Millions of retirees are facing overcharges in income tax by HMRC, and the issue has yet to be rectified. Approximately 8.7 million state pensioners have been impacted, seeing an average increase of around £5 in their tax bills. Last year, HMRC may have collected up to £43.5 million due to this error, as reported by The Sunday Times.
The problem stems from HMRC’s failure to adjust for the state pension increase under the triple lock system, which ensures a rise based on the highest among inflation, average earnings, or 2.5%.
The state pension is taxable, with taxation applicable only if the total annual income surpasses the tax-free personal allowance, set at £12,570 for the 2026/27 tax year. According to HMRC guidelines, pensioners’ tax should be computed using 51 weeks at the new pension rate and one week at the previous rate to accommodate the transition period.
However, an error has led to tax calculations using 52 weeks of payments at the higher pension rate, affecting pensioners subject to income tax through self-assessment or PAYE if still employed.
While the issue was flagged to HMRC in August, the Department of Work and Pensions (DWP) was only informed in October.

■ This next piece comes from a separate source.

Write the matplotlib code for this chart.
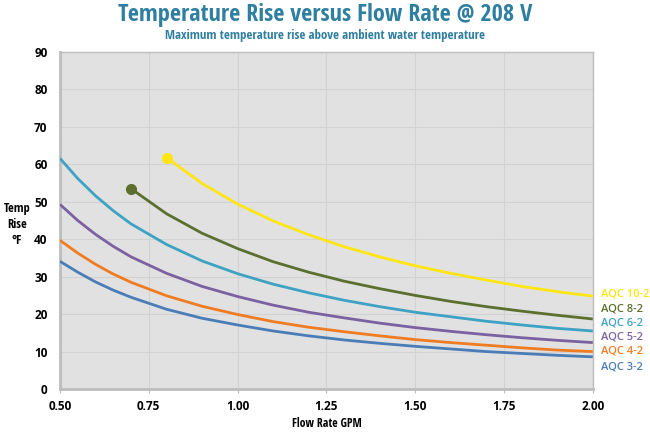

HMRC is expected to resolve the problem later this summer but has not yet reached out to potentially affected individuals. Affected pensioners can contact HMRC for a refund.
An HMRC spokesperson expressed regret over the error, noting that the impact is minimal, with discrepancies in tax owed averaging around £5. Sir Steve Webb, a former pensions minister, criticized the situation, highlighting the importance of accurate application of tax rules by HMRC to prevent overtaxation of pensioners.